Het idee dat er toch nog soorten zijn die we niet kennen is mooi. De voorbije tientallen jaren is de soortenrijkdom spectaculair afgenomen. En dat door menselijke invloed. De mens zaagt zo stilaan de tak af waar hij of zij zelf op zit.

Het is tegelijk droef dat deze ontdekking misschien niet meer is dan een druppel op een hete plaat. Er zijn nog veel soorten die misschien al zullen verdwenen zijn nog voor ze ontdekt zijn. Zo goed als zeker zijn er nog oneindig veel nuttige planten goed verborgen in de stilaan verdwijnende tropische bossen. Ze bevatten waarschijnlijk stoffen die een antwoord zouden kunnen bieden op allerlei vreselijke ziektes. En door het snelle verdwijnen van de laatste groene longen zullen we het nooit weten.

Maar eigenlijk ben ik een beetje droevig omdat die orchideeën ontdekt zijn. Het idee ‘nieuwe orchidee’ vind ik op zich al erg ingewikkeld. Hoe kan zo’n bloem nu ‘nieuw’ zijn? Blijkbaar hebben we het idee dat iets er pas is als het gezien is door de mens. En meer nog als het een naam heeft gekregen. Ik vraag me dat al lang af. Hoe voelt een plant zich met de naam die hij gekregen heeft? Of beter nog: hoe voelde de orchidee zich voor ze ‘ontdekt’ was? Had de orchidee een identiteitsgevoel? Of kwam dat er pas nadat de mens er een naam aan had gegeven?

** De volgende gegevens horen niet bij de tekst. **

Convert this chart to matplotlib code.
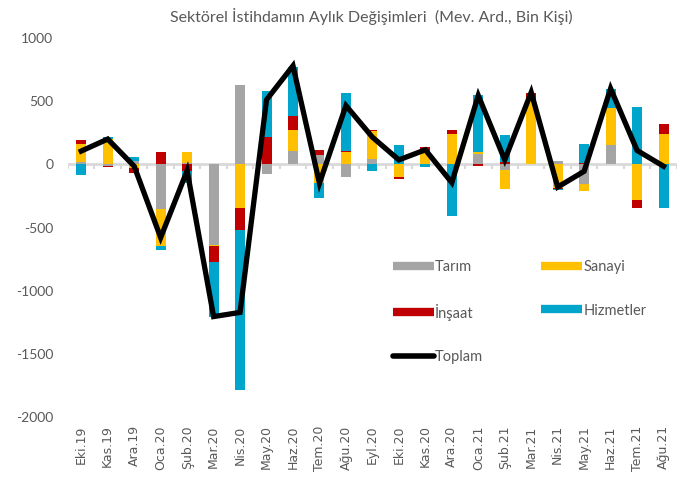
import numpy as np
import matplotlib
matplotlib.use("Agg")
import matplotlib.pyplot as plt
from matplotlib.lines import Line2D

months = ["Eki.19", "Kas.19", "Ara.19", "Oca.20", "Şub.20", "Mar.20", "Nis.20",
          "May.20", "Haz.20", "Tem.20", "Ağu.20", "Eyl.20", "Eki.20", "Kas.20",
          "Ara.20", "Oca.21", "Şub.21", "Mar.21", "Nis.21", "May.21", "Haz.21",
          "Tem.21", "Ağu.21"]

tarim = [20, -15, 30, -350, 10, -635, 624, -74, 105, 70, -100, 45,
         0, 0, 0, 84, -45, 0, 25, -153, 150, 0, 0]
sanayi = [140, 200, -30, -295, 90, -10, -342, 0, 163, -150, 97, 215,
          -100, 90, 237, 13, -150, 510, -185, -58, 298, -284, 237]
insaat = [30, -10, -35, 95, -50, -126, -179, 219, 111, 45, 5, 10,
          -15, 45, 32, -10, 15, 55, -10, 8, 0, -58, 84]
hizmetler = [-85, 20, 25, -35, -95, -434, -1269, 361, 390, -115, 461, -55,
             150, -21, -408, 455, 215, 0, -10, 150, 145, 453, -342]
toplam = [105, 200, -15, -580, -50, -1205, -1172, 511, 780, -150, 465, 215,
          35, 115, -145, 545, 35, 570, -180, -55, 600, 110, -15]

series = [("Tarım", tarim, "#A5A5A5"),
          ("Sanayi", sanayi, "#FFC000"),
          ("İnşaat", insaat, "#C00000"),
          ("Hizmetler", hizmetler, "#00A5CC")]

txt = "#595959"

fig = plt.figure(figsize=(6.92, 4.87), dpi=100)
ax = fig.add_axes([0.0983, 0.1437, 0.8797, 0.7783])

x = np.arange(len(months))
w = 0.38
pos_base = np.zeros(len(x))
neg_base = np.zeros(len(x))
handles = {}
for name, vals, color in series:
    v = np.array(vals, dtype=float)
    pos = np.where(v > 0, v, 0)
    neg = np.where(v < 0, v, 0)
    ax.bar(x, pos, w, bottom=pos_base, color=color, zorder=3)
    ax.bar(x, neg, w, bottom=neg_base, color=color, zorder=3)
    pos_base += pos
    neg_base += neg
    handles[name] = Line2D([], [], color=color, lw=6, solid_capstyle="butt")

# zero axis line with small ticks between categories
ax.axhline(0, color="#D9D9D9", lw=2, zorder=2)
ax.vlines(np.arange(-0.5, len(x)), -35, 0, color="#D9D9D9", lw=1.5, zorder=2)

line, = ax.plot(x, toplam, color="black", lw=3.8, zorder=4,
                solid_joinstyle="miter")
handles["Toplam"] = Line2D([], [], color="black", lw=4, solid_capstyle="round")

ax.set_xlim(-0.5, len(x) - 0.5)
ax.set_ylim(-2000, 1000)
ax.set_yticks([1000, 500, 0, -500, -1000, -1500, -2000])
ax.set_yticklabels(["1000", "500", "0", "-500", "-1000", "-1500", "-2000"],
                   family="Lato", fontsize=10, color=txt)
ax.set_xticks(x)
ax.set_xticklabels(months, rotation=90, family="DejaVu Sans", fontsize=9,
                   color=txt)
ax.tick_params(length=0)
ax.tick_params(axis="y", pad=10.5)
ax.tick_params(axis="x", pad=6)
for s in ax.spines.values():
    s.set_visible(False)

fig.text(0.537, 0.967, "Sektörel İstihdamın Aylık Değişimleri  (Mev. Ard., Bin Kişi)",
         ha="center", va="center", family="Lato", fontsize=11.5, color=txt)

order = ["Tarım", "İnşaat", "Toplam", "Sanayi", "Hizmetler"]
leg = ax.legend([handles[k] for k in order], order,
                ncol=2, frameon=False, loc="upper left",
                bbox_to_anchor=(0.512, 0.448), handlelength=2.8,
                labelspacing=2.0, columnspacing=3.95,
                handletextpad=0.1, prop={"family": "Lato", "size": 10.5})
for t in leg.get_texts():
    t.set_color(txt)

fig.savefig("out.png", dpi=100)
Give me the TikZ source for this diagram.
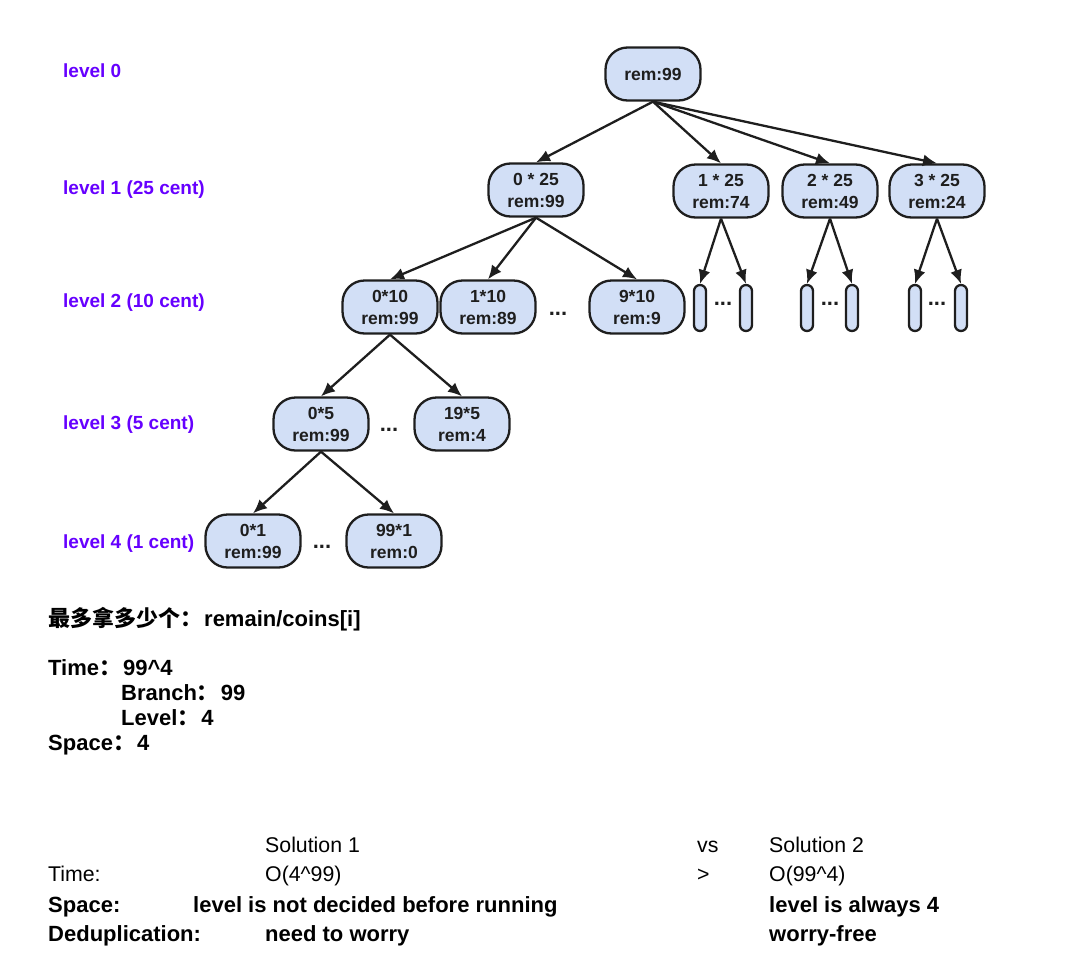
\documentclass[tikz,border=0pt]{standalone}
\usepackage{fontspec}
\setmainfont{Liberation Sans}
\newfontfamily\cjk{Noto Sans CJK SC}
\usetikzlibrary{arrows.meta}
\definecolor{nodefill}{RGB}{210,223,246}
\definecolor{nodeline}{RGB}{30,30,30}
\definecolor{lvlcol}{RGB}{102,0,255}
\newcommand{\cc}{{\cjk ：}\hspace{2pt}}
\begin{document}
\begin{tikzpicture}[x=1pt,y=-1pt,
  box/.style={draw=nodeline, line width=2.3pt, fill=nodefill, rounded corners=22pt, minimum width=95pt, minimum height=53pt, align=center, inner sep=0pt, font=\bfseries\fontsize{17.5}{22}\selectfont, text=nodeline},
  thinbox/.style={draw=nodeline, line width=2.3pt, fill=nodefill, rounded corners=6pt, minimum width=12pt, minimum height=46pt, inner sep=0pt},
  dotsnode/.style={font=\bfseries\fontsize{22}{24}\selectfont, text=nodeline, inner sep=0pt},
  lvl/.style={anchor=base west, inner sep=0pt, text=lvlcol, font=\bfseries\fontsize{19}{22}\selectfont},
  arr/.style={draw=nodeline, line width=2.3pt, -{Latex[length=14pt,width=12pt]}},
  btxt/.style={anchor=base west, inner sep=0pt, font=\bfseries\fontsize{22}{25}\selectfont},
  rtxt/.style={anchor=base west, inner sep=0pt, font=\fontsize{21.3}{25}\selectfont}
]
\path[use as bounding box] (0,0) rectangle (1083,972);

% level labels
\node[lvl] (l0) at (63,77) {level 0};
\node[lvl] (l1) at (63,194) {level 1 (25 cent)};
\node[lvl] (l2) at (63,307) {level 2 (10 cent)};
\node[lvl] (l3) at (63,429) {level 3 (5 cent)};
\node[lvl] (l4) at (63,548) {level 4 (1 cent)};

% tree nodes
\node[box] (root) at (653,74) {rem:99};
\node[box] (a0) at (536,190) {0 * 25\\rem:99};
\node[box] (a1) at (721,191) {1 * 25\\rem:74};
\node[box] (a2) at (830,191) {2 * 25\\rem:49};
\node[box] (a3) at (937,191) {3 * 25\\rem:24};

\node[box] (b0) at (390,307) {0*10\\rem:99};
\node[box] (b1) at (488,307) {1*10\\rem:89};
\node[box] (b2) at (637,307) {9*10\\rem:9};
\node[dotsnode] (bd) at (558,314) {...};

\node[thinbox] (t11) at (700,308) {};
\node[thinbox] (t12) at (746,308) {};
\node[dotsnode] (td1) at (723,304) {...};
\node[thinbox] (t21) at (807,308) {};
\node[thinbox] (t22) at (852,308) {};
\node[dotsnode] (td2) at (830,304) {...};
\node[thinbox] (t31) at (915,308) {};
\node[thinbox] (t32) at (961,308) {};
\node[dotsnode] (td3) at (937,304) {...};

\node[box] (c0) at (321,424) {0*5\\rem:99};
\node[box] (c1) at (462,424) {19*5\\rem:4};
\node[dotsnode] (cd) at (389,430) {...};

\node[box] (d0) at (253,541) {0*1\\rem:99};
\node[box] (d1) at (394,541) {99*1\\rem:0};
\node[dotsnode] (dd) at (322,547) {...};

% arrows
\foreach \c in {a0,a1,a2,a3} \draw[arr] (root.south) -- (\c.north);
\foreach \c in {b0,b1,b2} \draw[arr] (a0.south) -- (\c.north);
\draw[arr] (a1.south) -- (t11.north);
\draw[arr] (a1.south) -- (t12.north);
\draw[arr] (a2.south) -- (t21.north);
\draw[arr] (a2.south) -- (t22.north);
\draw[arr] (a3.south) -- (t31.north);
\draw[arr] (a3.south) -- (t32.north);
\draw[arr] (b0.south) -- (c0.north);
\draw[arr] (b0.south) -- (c1.north);
\draw[arr] (c0.south) -- (d0.north);
\draw[arr] (c0.south) -- (d1.north);

% notes
\node[btxt] (n1) at (48,626) {{\cjk 最多拿多少个}\cc remain/coins[i]};
\node[btxt] (n2) at (48,675) {Time\cc 99\^{}4};
\node[btxt] (n3) at (121,700) {Branch\cc 99};
\node[btxt] (n4) at (121,725) {Level\cc 4};
\node[btxt] (n5) at (48,750) {Space\cc 4};

% comparison table
\node[rtxt] (s1) at (265,852) {Solution 1};
\node[rtxt] (vs) at (697,852) {vs};
\node[rtxt] (s2) at (769,852) {Solution 2};
\node[rtxt] (tl) at (48,881) {Time:};
\node[rtxt] (o1) at (265,881) {O(4\^{}99)};
\node[rtxt] (gt) at (697,881) {>};
\node[rtxt] (o2) at (769,881) {O(99\^{}4)};
\node[btxt] (sp) at (48,912) {Space:};
\node[btxt] (sp1) at (193,912) {level is not decided before running};
\node[btxt] (sp2) at (769,912) {level is always 4};
\node[btxt] (dl) at (48,941) {Deduplication:};
\node[btxt] (dl1) at (265,941) {need to worry};
\node[btxt] (dl2) at (769,941) {worry-free};
\end{tikzpicture}
\end{document}
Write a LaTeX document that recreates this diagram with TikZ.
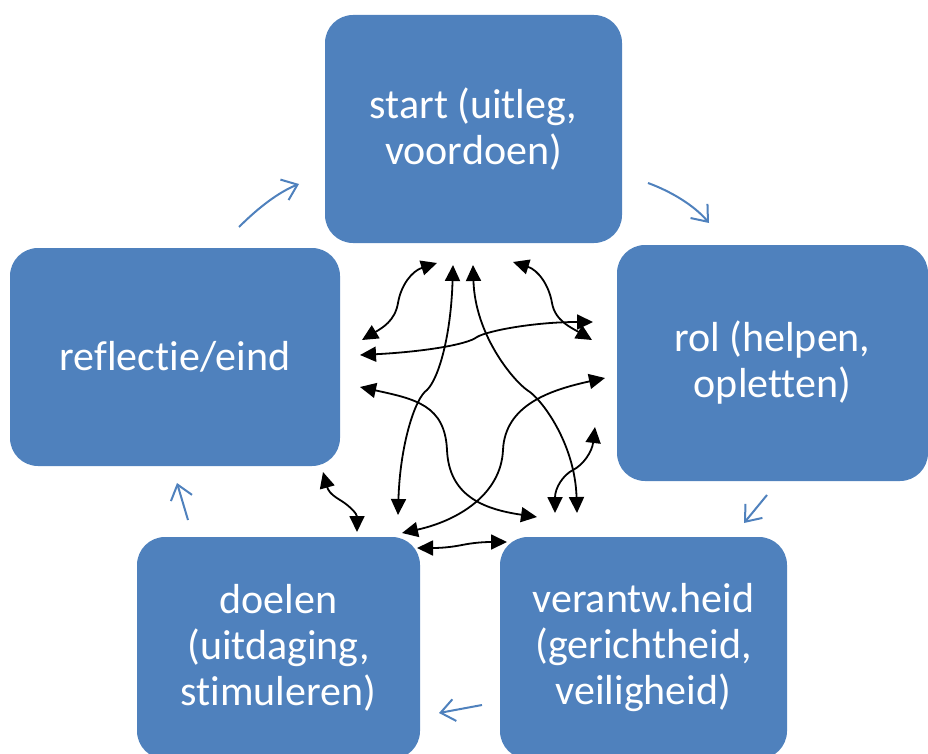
\documentclass[tikz,border=0pt]{standalone}
\usepackage{fontspec}
\setmainfont{Carlito}[Ligatures={NoCommon}]
\usetikzlibrary{arrows.meta}

\definecolor{boxblue}{HTML}{4F81BD}

\begin{document}
\begin{tikzpicture}[x=1pt,y=-1pt,
    stage/.style={rectangle,rounded corners=28pt,fill=boxblue,text=white,align=center,
      font=\fontsize{42}{46}\selectfont,inner sep=0pt},
    link/.style={{Triangle[length=16pt,width=15pt]}-{Triangle[length=16pt,width=15pt]},line width=1.8pt},
    flow/.style={-{Straight Barb[length=14pt,width=22pt,line width=2pt]},boxblue,line width=2pt}]
  \useasboundingbox (0,0) rectangle (928,754);

  % the five stages
  \node[stage,minimum width=297pt,minimum height=228pt] (start) at (473.5,129) {start (uitleg,\\voordoen)};
  \node[stage,minimum width=311pt,minimum height=236pt] (rol) at (772.5,363) {rol (helpen,\\opletten)};
  \node[stage,minimum width=287pt,minimum height=222pt] (verantw) at (643.5,648) {verantw.heid\\(gerichtheid,\\veiligheid)};
  \node[stage,minimum width=283pt,minimum height=222pt] (doelen) at (278.5,648) {doelen\\(uitdaging,\\stimuleren)};
  \node[stage,minimum width=330pt,minimum height=218pt] (reflectie) at (175,357) {reflectie/eind};

  % cycle arrows
  \coordinate (c1a) at (239,227); \coordinate (c1b) at (299,184);
  \coordinate (c2a) at (648,183); \coordinate (c2b) at (709,223);
  \coordinate (c3a) at (767,495); \coordinate (c3b) at (744,523);
  \coordinate (c4a) at (482,705); \coordinate (c4b) at (439,713);
  \coordinate (c5a) at (188,520); \coordinate (c5b) at (177,483);
  \draw[flow] (c1a) .. controls +(20,-20) and +(-20,8) .. (c1b);
  \draw[flow] (c2a) .. controls +(22,8) and +(-15,-18) .. (c2b);
  \draw[flow] (c3a) -- (c3b);
  \draw[flow] (c4a) -- (c4b);
  \draw[flow] (c5a) -- (c5b);

  % links in the middle
  \coordinate (a1) at (437,263); \coordinate (a2) at (362,340);
  \coordinate (b1) at (453,265); \coordinate (b2) at (398,515);
  \coordinate (d1) at (473,265); \coordinate (d2) at (577,513);
  \coordinate (e1) at (513,262); \coordinate (e2) at (592,340);
  \coordinate (f1) at (593,322); \coordinate (f2) at (360,355);
  \coordinate (g1) at (360,387); \coordinate (g2) at (537,517);
  \coordinate (h1) at (605,378); \coordinate (h2) at (402,533);
  \coordinate (k1) at (595,427); \coordinate (k2) at (555,513);
  \coordinate (m1) at (417,548); \coordinate (m2) at (507,542);
  \coordinate (n1) at (323,472); \coordinate (n2) at (357,532);
  \draw[link] (a1) .. controls +(-25,8) and +(3,-18) .. (398,303) .. controls +(-3,18) and +(20,-12) .. (a2);
  \draw[link] (b1) .. controls +(-2,70) and +(12,-12) .. (427,390) .. controls +(-12,8) and +(2,-70) .. (b2);
  \draw[link] (d1) .. controls +(2,70) and +(-14,-10) .. (527,390) .. controls +(14,8) and +(-2,-70) .. (d2);
  \draw[link] (e1) .. controls +(25,8) and +(-3,-18) .. (552,303) .. controls +(3,18) and +(-20,-12) .. (e2);
  \draw[link] (f1) .. controls +(-60,0) and +(10,-6) .. (477,337) .. controls +(-10,8) and +(60,-3) .. (f2);
  \draw[link] (g1) .. controls +(55,12) and +(-2,-45) .. (447,450) .. controls +(2,45) and +(-55,-8) .. (g2);
  \draw[link] (h1) .. controls +(-55,12) and +(2,-45) .. (503,450) .. controls +(-2,45) and +(55,-12) .. (h2);
  \draw[link] (k1) .. controls +(-3,25) and +(10,-5) .. (573,470) .. controls +(-10,5) and +(0,-25) .. (k2);
  \draw[link] (m1) .. controls +(25,0) and +(-10,2) .. (462,545) .. controls +(10,-2) and +(-25,0) .. (m2);
  \draw[link] (n1) .. controls +(5,18) and +(-10,-6) .. (340,500) .. controls +(10,6) and +(0,-18) .. (n2);
\end{tikzpicture}
\end{document}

De drang van de mens om zelfs de laatste vierkante centimeter van de planeet te willen ontdekken, en dus ontginnen, maakt me triest. Waarom mogen die orchideeën er niet gewoon voor zichzelf zijn? En daar dan ook gewoon blijven? Zonder een door de mens gegeven naam? Waarom is het zo moeilijk ermee te leven dat er nog veel soorten en plekken zijn die we niet kennen? Waarom moet alles een bestemming hebben, of moet alles in kaart gebracht zijn? Wat een mooie gedachte is het dat we zoveel dingen niet weten. Hoe fascinerend kan het zijn te weten dat er nog planten en dieren zijn met een oneindige schoonheid, die we nooit zullen zien? Tegenover al het mooie, ook dat wat we niet kennen, is een langzame bescheidenheid misschien wel de beste houding. Maar blijkbaar is dat een moeilijke gedachte.